Sevier County tourism up over 2013

Jul. 14, 2014 @ 06:04 PM

Tourism season is off to a strong start in Sevierville, Pigeon Forge and Gatlinburg, with revenue increases over the early part of the 2013 tourism season, according to officials from each city.

Sevierville's sales tax collections have increased to date over 2013, Brenda McCroskey, chief executive officer of Sevierville's Chamber of Commerce, said.

"We've been pleased so far, and all indications are pointing to a strong July," she said. "As the economy continues to rebound, discretionary income increases."

McCroskey said joint efforts of Sevierville, Pigeon Forge and Gatlinburg to promote the area together will spur continued growth. Recently the three cities combined to target a marketing campaign in Chicago — "Integrated Fly Smokies" — following the announcement that Frontier Airlines would bring introduce a low-fare flight from Chicago to Knoxville at McGee Tyson Airport.

Officials from Frontier Airlines will consider the results of the first summer in which the dedicated, low-cost flight is available to determine if it is profitable to continue it.

Officials from each city recently visited Chicago to promote Sevier County tourism, and McCroskey said she thinks the marketing push will pay off, with or without a low-cost airline option.

"We actually talked to a lot of people at the AAA offices (in Chicago) that told us that a large majority of their customers are willing to make that drive, and they're very educated about the Smoky Mountain area," McCroskey said. "We just haven't made a push before in that market, and this joint effort between the cities should generate impact. All indicators are that this could be a new, untapped market."

Pigeon Forge is also posting increased tourism revenue over last year, according to Leon Downey, the city's tourism director, who has preliminary revenue figures for the first five months of this year.

Through the first five months of the year, gross revenue has increased 9 percent, amusement revenue has increased 18 percent and lodging has increased 6 percent, all compared to the first five months of 2013.

In the month of May alone, gross revenue was up 12 percent, amusement revenue was up 27 percent and lodging revenue was up 2 percent compared to May of 2013.

"Those are strong numbers for the early season," Downey said. "May isn't really part of the high season yet. Our really busy season gets started in June, July, August. So these preliminary numbers are strong, and we hope we'll continue a good revenue season throughout."

Downey said this information is generally two months behind, so he cannot say specifically whether June numbers continue the trend of revenue growth, though he is optimistic because of other numbers.

"We have sent out more individual travel planners this year in the first six months than we did all of last year," Downey said. "That's one way to gauge interest in Pigeon Forge, because our research has shown that the vast majority of those who order a planner then end up coming.

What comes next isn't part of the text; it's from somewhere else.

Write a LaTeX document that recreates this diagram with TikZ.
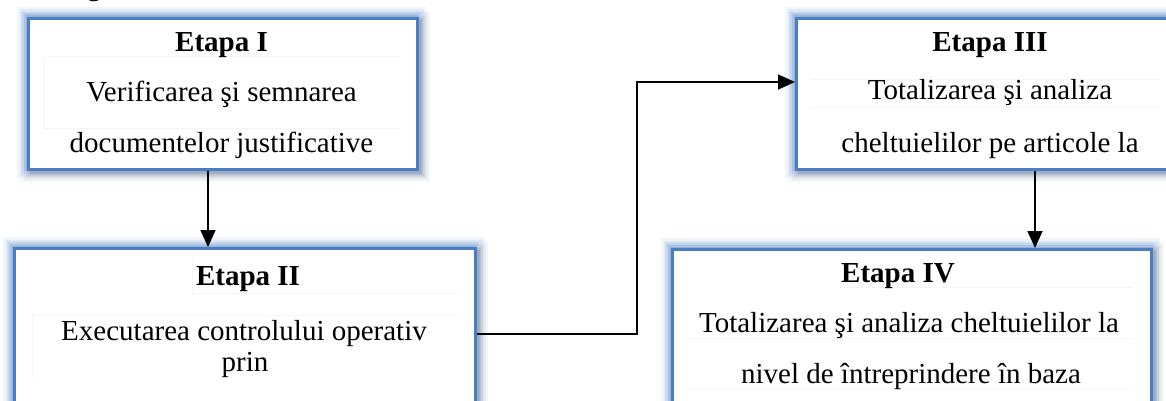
\documentclass[tikz,border=0pt]{standalone}
\usepackage{fontspec}
\setmainfont{Liberation Serif}
\usetikzlibrary{arrows.meta}

\definecolor{boxblue}{RGB}{74,126,192}
\definecolor{glowblue}{RGB}{110,155,220}
\definecolor{shadowgray}{RGB}{100,110,130}
\definecolor{faintline}{RGB}{245,245,245}

\tikzset{
  stagebox/.style={rectangle, draw=boxblue, line width=2.6pt, fill=white,
    inner sep=0pt, anchor=north west},
  headtext/.style={anchor=base, inner sep=0pt,
    font=\bfseries\fontsize{29}{29}\selectfont},
  bodytext/.style={anchor=base, inner sep=0pt,
    font=\fontsize{29}{29}\selectfont},
  link/.style={draw=black, line width=1.6pt,
    -{Triangle[width=15pt,length=17pt]}},
  cellrule/.style={draw=faintline, line width=1pt}
}

% soft blue glow plus a light drop shadow around a box
\newcommand{\stageglow}[4]{%
  \foreach \w/\o in {20/0.10,15/0.13,10/0.17,6/0.22,3/0.28}{%
    \draw[shadowgray, line width=\w pt, opacity=0.6*\o]
      ([shift={(4,4)}]#1,#2) rectangle ([shift={(4,4)}]#3,#4);
    \draw[glowblue, line width=\w pt, opacity=\o] (#1,#2) rectangle (#3,#4);
  }%
}

\begin{document}
\begin{tikzpicture}[x=1pt, y=-1pt]
  \clip (0,0) rectangle (1166,401);
  \fill[white] (0,0) rectangle (1166,401);

  % caption fragment above the diagram
  \node[bodytext] (cap) at (94,-4) {g};

  % glows behind the boxes
  \stageglow{27}{17}{416}{168}
  \stageglow{13}{247}{474}{440}
  \stageglow{795}{17}{1185}{168}
  \stageglow{671}{248}{1150}{440}

  % boxes
  \node[stagebox, minimum width=389pt, minimum height=151pt] (e1) at (27,17) {};
  \node[stagebox, minimum width=461pt, minimum height=193pt] (e2) at (13,247) {};
  \node[stagebox, minimum width=390pt, minimum height=151pt] (e3) at (795,17) {};
  \node[stagebox, minimum width=479pt, minimum height=192pt] (e4) at (671,248) {};

  % faint table cell rules inside the boxes
  \draw[cellrule] (43,57) -- (400,57) (43,128) -- (400,128) (43,57) -- (43,128);
  \draw[cellrule] (192,293) -- (458,293) (32,315) -- (458,315)
                  (192,258) -- (192,293) (32,315) -- (32,378);
  \draw[cellrule] (810,80) -- (1160,80) (810,108) -- (1160,108);
  \draw[cellrule] (840,287) -- (1133,287) (687,338) -- (1133,338)
                  (687,388) -- (1133,388);

  % Etapa I
  \node[headtext] (h1) at (221.5,52) {Etapa I};
  \node[bodytext] (b1a) at (221.5,102) {Verificarea şi semnarea};
  \node[bodytext] (b1b) at (221.5,152) {documentelor justificative};

  % Etapa II
  \node[headtext] (h2) at (248,285) {Etapa II};
  \node[bodytext] (b2a) at (244,340) {Executarea controlului operativ};
  \node[bodytext] (b2b) at (245,371) {prin};

  % Etapa III
  \node[headtext] (h3) at (990,52) {Etapa III};
  \node[bodytext] (b3a) at (990,100) {Totalizarea şi analiza};
  \node[bodytext] (b3b) at (990,152) {cheltuielilor pe articole la};

  % Etapa IV
  \node[headtext] (h4) at (898,282) {Etapa IV};
  \node[bodytext] (b4a) at (909,332) {Totalizarea şi analiza cheltuielilor la};
  \node[bodytext] (b4b) at (911,383) {nivel de întreprindere în baza};

  % connector anchors
  \coordinate (x12) at (208,0);
  \coordinate (y2out) at (0,334);
  \coordinate (bend) at (637,0);
  \coordinate (y3in) at (0,82);
  \coordinate (x34) at (1035,0);

  % connectors
  \draw[link] (e1.south -| x12) -- (e2.north -| x12);
  \draw[link] (e2.east |- y2out) -- (bend |- y2out) -- (bend |- y3in) -- (e3.west |- y3in);
  \draw[link] (e3.south -| x34) -- (e4.north -| x34);
\end{tikzpicture}
\end{document}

To send out more in the first six months than all of last year, that's pretty strong."

New developments in the city — as well as longstanding tourism draws — are the key to continued revenue growth, Downey said.

"There are so many new things going on in our market — Margaritaville, Paula Deen and on and on and on — it gets a lot of attention," he said. "The number one thing people are interested in for Pigeon Forge is the scenic beauty, and then the variety of attractions. In Pigeon Forge it's never static. People are always interested to see what's new."

Pigeon Forge and Gatlinburg are separately reaching into the sports market with two projects: the Cal Ripken Experience youth baseball complex, which is expected to be opened in 2016 in Pigeon Forge, with construction beginning soon, and the recently opened Rocky Top Sports World in Gatlinburg.

"The sports travel market is reported to be one of the fastest growing segments in tourism," Vicki Simms, executive director of the Gatlinburg Convention and Visitors Bureau, said. "We anticipate attracting many new visitors to Gatlinburg who will want to experience a top-notch sports tournament in the midst of our premier vacation destination. The economic impact has unlimited potential."

Gatlinburg Vice Mayor Mike Werner said he believes the new sports facility will encourage growth in the area, and in turn, future tourism revenue.

"I can see there being new developments on 321 — it's really in a prime situation for that with a lot of older properties that can be replaced, and things that will have some value or connection to Rocky Top Sports World," he said. "I could see fast food places popping up, sporting goods stores, newer motels and hotels."

The future outlook for Gatlinburg tourism with the addition of Rocky Top is not the only positive; according to Simms, so far tourism this year has been good, particularly because of the weather. Last year rain coincided with many spring and summer special events in the city, and a long, harsh winter followed.

"We had a strong spring season, in part due to the great weather, which has certainly played a role in what seems to be a strong summer," Simms said.